After Turner was signed by Marx, she was taken
around the studios. David O. Selznick liked her looks and gave her a bit part in his big budget movie of the year, A Star Is Born (a title to feed her legend). She made her debut in a racetrack scene, but she spent nearly another year still making the rounds. She was rejected over and over again because of her youth and inexperience and because she really didn’t know how to act. (“I didn’t say she could act!” her agent is supposed to have bellowed at one casting agent. “I said she could be a movie star.”) Turner tried out for everything available, including the role of Scarlett in Gone with the Wind and the mousy little wife in Rebecca (1940). Her screen tests for these Selznick pictures still exist. In them, it’s clear that she’s little more than a child. She has no poise, very little ability, and no self-confidence. Yet her voice is distinctive, soft and alluring. She has big beautiful eyes and is pretty. Furthermore, the camera likes her. More to the point, she likes the camera. Right from the start, Turner had a unique relationship with the camera. There is one significant childhood photograph—the one that’s always published, as if it were the only one ever taken. (It might well be the only one. Turner’s childhood was every bit as unstable and deprived as Marilyn Monroe’s, but unlike Monroe, Turner elected not to make it an issue.) In this picture, the little girl’s hair has been frizzled to a fare-thee-well (presumably by the loving hands of her mother). Her smile is radiant.
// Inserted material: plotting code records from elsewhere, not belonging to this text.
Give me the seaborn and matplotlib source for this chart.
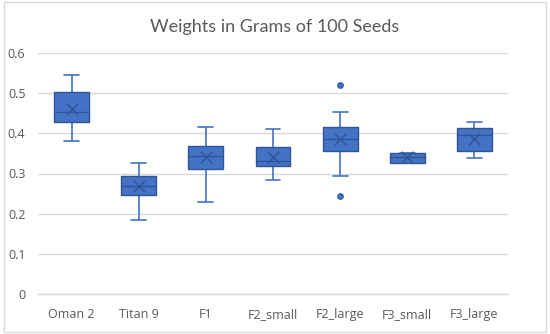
import numpy as np
import pandas as pd
import matplotlib
matplotlib.use("Agg")
import matplotlib.pyplot as plt
import seaborn as sns
from matplotlib.patches import Rectangle

categories = ["Oman 2", "Titan 9", "F1", "F2_small", "F2_large", "F3_small", "F3_large"]
whisker_low = [0.382, 0.185, 0.229, 0.283, 0.293, 0.327, 0.339]
q1 = [0.428, 0.246, 0.310, 0.319, 0.357, 0.327, 0.357]
median = [0.453, 0.270, 0.343, 0.331, 0.387, 0.341, 0.396]
q3 = [0.502, 0.294, 0.368, 0.367, 0.417, 0.351, 0.413]
whisker_high = [0.544, 0.327, 0.416, 0.411, 0.453, 0.351, 0.427]
means = [0.461, 0.269, 0.341, 0.341, 0.386, 0.341, 0.387]
outlier_cats = ["F2_large", "F2_large"]
outlier_vals = [0.520, 0.243]
yticks = [0, 0.1, 0.2, 0.3, 0.4, 0.5, 0.6]
title = "Weights in Grams of 100 Seeds"

sns.set_theme(style="white")
plt.rcParams["font.family"] = ["Open Sans", "DejaVu Sans"]

rows = []
for i, c in enumerate(categories):
    for v in (whisker_low[i], q1[i], median[i], q3[i], whisker_high[i]):
        rows.append({"cat": c, "val": v})
df = pd.DataFrame(rows)

fill = "#4472C4"
edge = "#2F5597"
text_c = "#595959"

fig = plt.figure(figsize=(5.5, 3.34), dpi=100)
ax = fig.add_axes([38 / 550, 1 - 294 / 334, 470 / 550, 241 / 334])

sns.boxplot(data=df, x="cat", y="val", order=categories, whis=np.inf,
            width=0.52, color=fill, linecolor=edge, linewidth=1.0,
            showfliers=False, ax=ax, capwidths=0.22,
            boxprops=dict(facecolor=fill, edgecolor=edge, zorder=3),
            whiskerprops=dict(color=fill, linewidth=1.2, zorder=2),
            capprops=dict(color=fill, linewidth=1.2, zorder=2),
            medianprops=dict(color=edge, linewidth=1.0, zorder=4))

sns.scatterplot(x=categories, y=means, marker="x", s=70, color=edge,
                linewidth=1.0, ax=ax, zorder=5, legend=False)
sns.scatterplot(x=outlier_cats, y=outlier_vals, marker="o", s=16,
                color=fill, edgecolor=edge, linewidth=0.8, ax=ax, zorder=5,
                legend=False)

ax.set_xlim(-0.5, len(categories) - 0.5)
ax.set_ylim(0, 0.6)
ax.set_yticks(yticks)
ax.set_yticklabels(["0" if t == 0 else f"{t:.1f}" for t in yticks])
ax.yaxis.grid(True, color="#D9D9D9", linewidth=1.0)
ax.set_axisbelow(True)
for s in ["top", "right", "left"]:
    ax.spines[s].set_visible(False)
ax.spines["bottom"].set_color("#D9D9D9")
ax.spines["bottom"].set_linewidth(1.0)
ax.tick_params(axis="both", length=0, labelsize=9, labelcolor=text_c)
ax.tick_params(axis="y", pad=9)
ax.tick_params(axis="x", pad=10)
ax.set_xlabel("")
ax.set_ylabel("")

fig.text(0.5, 1 - 27 / 334, title, ha="center", va="center",
         fontsize=13, color=text_c, family=["Lato", "DejaVu Sans"])

fig.patches.append(Rectangle((4 / 550, 2 / 334), 542 / 550, 330 / 334,
                             transform=fig.transFigure, fill=False,
                             edgecolor="#D9D9D9", linewidth=1.0))

fig.savefig("out.png", dpi=100)
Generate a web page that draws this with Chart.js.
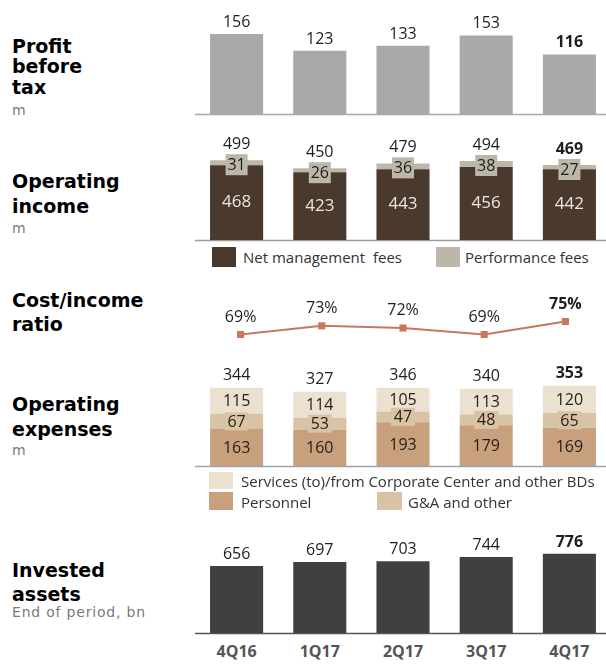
<!DOCTYPE html>
<html><head><meta charset="utf-8">
<script src="https://cdn.jsdelivr.net/npm/chart.js@4.4.0/dist/chart.umd.min.js"></script>
<style>
html,body{margin:0;padding:0;background:#fff;width:606px;height:664px;overflow:hidden;position:relative;}
.t{position:absolute;left:12px;font-family:'DejaVu Sans';font-weight:bold;font-size:19px;color:#000;line-height:22px;white-space:nowrap;}
.s{position:absolute;left:12px;font-family:'DejaVu Sans';font-size:14px;letter-spacing:0.8px;color:#7a7a7a;line-height:16px;white-space:nowrap;}
canvas{position:absolute;left:195px;}
.lg{position:absolute;font-family:'Open Sans';font-size:15px;color:#333;line-height:20px;white-space:nowrap;}
.sq{position:absolute;}
.cat{position:absolute;top:640px;width:84px;text-align:center;font-family:'Open Sans';font-weight:bold;font-size:16px;color:#555;}
</style></head><body>
<div class="t" style="top:35px">Profit</div>
<div class="t" style="top:55px">before</div>
<div class="t" style="top:76px">tax</div>
<div class="s" style="top:102px">m</div>

<div class="t" style="top:170px">Operating</div>
<div class="t" style="top:195px">income</div>
<div class="s" style="top:220px">m</div>

<div class="t" style="top:289px">Cost/income</div>
<div class="t" style="top:313px">ratio</div>

<div class="t" style="top:393px">Operating</div>
<div class="t" style="top:418px">expenses</div>
<div class="s" style="top:442px">m</div>

<div class="t" style="top:559px">Invested</div>
<div class="t" style="top:583px">assets</div>
<div class="s" style="top:604px">End of period, bn</div>

<canvas id="c1" width="416" height="120" style="top:0px"></canvas>
<canvas id="c2" width="416" height="121" style="top:125px"></canvas>
<canvas id="c3" width="416" height="75" style="top:284px"></canvas>
<canvas id="c4" width="416" height="117" style="top:355px"></canvas>
<canvas id="c5" width="416" height="119" style="top:520px"></canvas>

<div class="sq" style="left:212px;top:247px;width:24px;height:20px;background:#4a3a2d"></div>
<div class="lg" style="left:243px;top:247px">Net management&nbsp; fees</div>
<div class="sq" style="left:436px;top:247px;width:24px;height:20px;background:#bdb7a9"></div>
<div class="lg" style="left:465px;top:247px">Performance fees</div>

<div class="sq" style="left:209px;top:472px;width:24px;height:17px;background:#ebe1d0"></div>
<div class="lg" style="left:241px;top:471px">Services (to)/from Corporate Center and other BDs</div>
<div class="sq" style="left:209px;top:492px;width:24px;height:18px;background:#c8a07e"></div>
<div class="lg" style="left:241px;top:492px">Personnel</div>
<div class="sq" style="left:377px;top:492px;width:25px;height:18px;background:#d8c4a4"></div>
<div class="lg" style="left:408px;top:492px">G&amp;A and other</div>

<div id="cats"></div>

<script>
const categories = ['4Q16','1Q17','2Q17','3Q17','4Q17'];
const profitBeforeTax = [156,123,133,153,116];
const netManagementFees = [468,423,443,456,442];
const performanceFees = [31,26,36,38,27];
const operatingIncomeTotal = [499,450,479,494,469];
const costIncomeRatio = [69,73,72,69,75];
const personnel = [163,160,193,179,169];
const gaAndOther = [67,53,47,48,65];
const servicesCorporateCenter = [115,114,105,113,120];
const operatingExpensesTotal = [344,327,346,340,353];
const investedAssets = [656,697,703,744,776];

const FONT = "'Open Sans'";
const BOLD_IDX = 4;
const REG = '16px '+FONT;
function fnt(i){ return (i===BOLD_IDX?'bold ':'')+'16px '+FONT; }

function opts(min,max,pb,lineColor,stacked){
  return {
    responsive:false, animation:false, devicePixelRatio:1,
    layout:{padding:{top:0,bottom:pb,left:0,right:0}},
    plugins:{legend:{display:false},tooltip:{enabled:false},baseline:{color:lineColor}},
    scales:{
      x:{display:false, offset:true, stacked:!!stacked},
      y:{display:false, min:min, max:max, stacked:!!stacked}
    }
  };
}

const baselinePlugin = {
  id:'baseline',
  beforeDatasetsDraw(chart, args, o){
    if(!o.color) return;
    const ctx = chart.ctx, y = chart.chartArea.bottom;
    ctx.save(); ctx.strokeStyle=o.color; ctx.lineWidth=1.5;
    ctx.beginPath(); ctx.moveTo(0,y+0.5); ctx.lineTo(chart.width,y+0.5); ctx.stroke(); ctx.restore();
  }
};
Chart.register(baselinePlugin);

function txt(ctx,s,x,y,font,color,base){
  ctx.save(); ctx.font=font; ctx.fillStyle=color; ctx.textAlign='center'; ctx.textBaseline=base||'alphabetic';
  ctx.fillText(s,x,y); ctx.restore();
}

// Panel 1 - Profit before tax
new Chart(document.getElementById('c1'),{
  type:'bar',
  data:{labels:categories,datasets:[{data:profitBeforeTax,backgroundColor:'#a8a9ab',barPercentage:0.638,categoryPercentage:1}]},
  options:opts(0,222,6,'#a9a9a9'),
  plugins:[{id:'l1',afterDatasetsDraw(chart){
    const m=chart.getDatasetMeta(0);
    m.data.forEach((b,i)=>txt(chart.ctx,String(profitBeforeTax[i]),b.x,b.y-7,fnt(i),'#1e1e1e'));
  }}]
});

// Panel 2 - Operating income
new Chart(document.getElementById('c2'),{
  type:'bar',
  data:{labels:categories,datasets:[
    {label:'Net management fees',data:netManagementFees,backgroundColor:'#4a3a2d',barPercentage:0.638,categoryPercentage:1},
    {label:'Performance fees',data:performanceFees,backgroundColor:'#bdb7a9',barPercentage:0.638,categoryPercentage:1}
  ]},
  options:opts(0,719,6,'#9a9a9a',true),
  plugins:[{id:'l2',afterDatasetsDraw(chart){
    const ctx=chart.ctx, m0=chart.getDatasetMeta(0), m1=chart.getDatasetMeta(1);
    m0.data.forEach((b,i)=>{
      txt(ctx,String(netManagementFees[i]),b.x,(b.y+b.base)/2,'17px '+FONT,'#ece6de','middle');
      const top=m1.data[i].y, cy=top+4;
      ctx.save(); ctx.fillStyle='#bdb7a9'; ctx.fillRect(b.x-11,cy-10,22,21); ctx.restore();
      txt(ctx,String(performanceFees[i]),b.x,cy+1,REG,'#1e1e1e','middle');
      txt(ctx,String(operatingIncomeTotal[i]),b.x,top-11,fnt(i),'#1e1e1e');
    });
  }}]
});

// Panel 3 - Cost/income ratio
new Chart(document.getElementById('c3'),{
  type:'line',
  data:{labels:categories,datasets:[{data:costIncomeRatio,borderColor:'#c9765b',backgroundColor:'#c9765b',borderWidth:2,
    pointStyle:'rect',pointRadius:5,pointBorderWidth:0,tension:0}]},
  options:opts(60,90,0,null),
  plugins:[{id:'l3',afterDatasetsDraw(chart){
    const m=chart.getDatasetMeta(0);
    m.data.forEach((p,i)=>txt(chart.ctx,costIncomeRatio[i]+'%',p.x,p.y-13,fnt(i),'#1e1e1e'));
  }}]
});

// Panel 4 - Operating expenses
new Chart(document.getElementById('c4'),{
  type:'bar',
  data:{labels:categories,datasets:[
    {label:'Personnel',data:personnel,backgroundColor:'#c8a07e',barPercentage:0.638,categoryPercentage:1},
    {label:'G&A and other',data:gaAndOther,backgroundColor:'#d8c4a4',barPercentage:0.638,categoryPercentage:1},
    {label:'Services (to)/from Corporate Center and other BDs',data:servicesCorporateCenter,backgroundColor:'#ebe1d0',barPercentage:0.638,categoryPercentage:1}
  ]},
  options:opts(0,489,6,'#9aa4b0',true),
  plugins:[{id:'l4',afterDatasetsDraw(chart){
    const ctx=chart.ctx;
    const series=[personnel,gaAndOther,servicesCorporateCenter];
    series.forEach((arr,d)=>{
      const m=chart.getDatasetMeta(d);
      m.data.forEach((b,i)=>{
        const cy=(b.y+b.base)/2;
        if(d===1){ ctx.save(); ctx.fillStyle='#d8c4a4'; ctx.fillRect(b.x-12,cy-9,24,18); ctx.restore(); }
        txt(ctx,String(arr[i]),b.x,cy+1,REG,'#2a2018','middle');
      });
    });
    const top=chart.getDatasetMeta(2);
    top.data.forEach((b,i)=>txt(ctx,String(operatingExpensesTotal[i]),b.x,b.y-8,fnt(i),'#1e1e1e'));
  }}]
});

// Panel 5 - Invested assets
new Chart(document.getElementById('c5'),{
  type:'bar',
  data:{labels:categories,datasets:[{data:investedAssets,backgroundColor:'#404040',barPercentage:0.638,categoryPercentage:1}]},
  options:opts(0,1108,6,'#555555'),
  plugins:[{id:'l5',afterDatasetsDraw(chart){
    const m=chart.getDatasetMeta(0);
    m.data.forEach((b,i)=>txt(chart.ctx,String(investedAssets[i]),b.x,b.y-7,fnt(i),'#1e1e1e'));
    const host=document.getElementById('cats'); host.innerHTML='';
    const xs=chart.scales.x;
    categories.forEach((c,i)=>{
      const d=document.createElement('div'); d.className='cat'; d.textContent=c;
      d.style.left=(195+xs.getPixelForValue(i)-42)+'px'; host.appendChild(d);
    });
  }}]
});
</script>
</body></html>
She has drawn her coat around herself in a perfect copy of a mannequin’s studied grace, spreading it open to reveal the dress underneath. One foot is set perfectly in front of the other, showing off shabby shoes and little rolled stockings. Hands clasped, jaunty as can be, the child has struck a pose. She has given the camera what it was looking for—a willing presence, a little touch of personality, and a lot of cheesecake. Lana Turner at least always had an idea that she might be Lana Turner, and she reached for the glamour at a young age.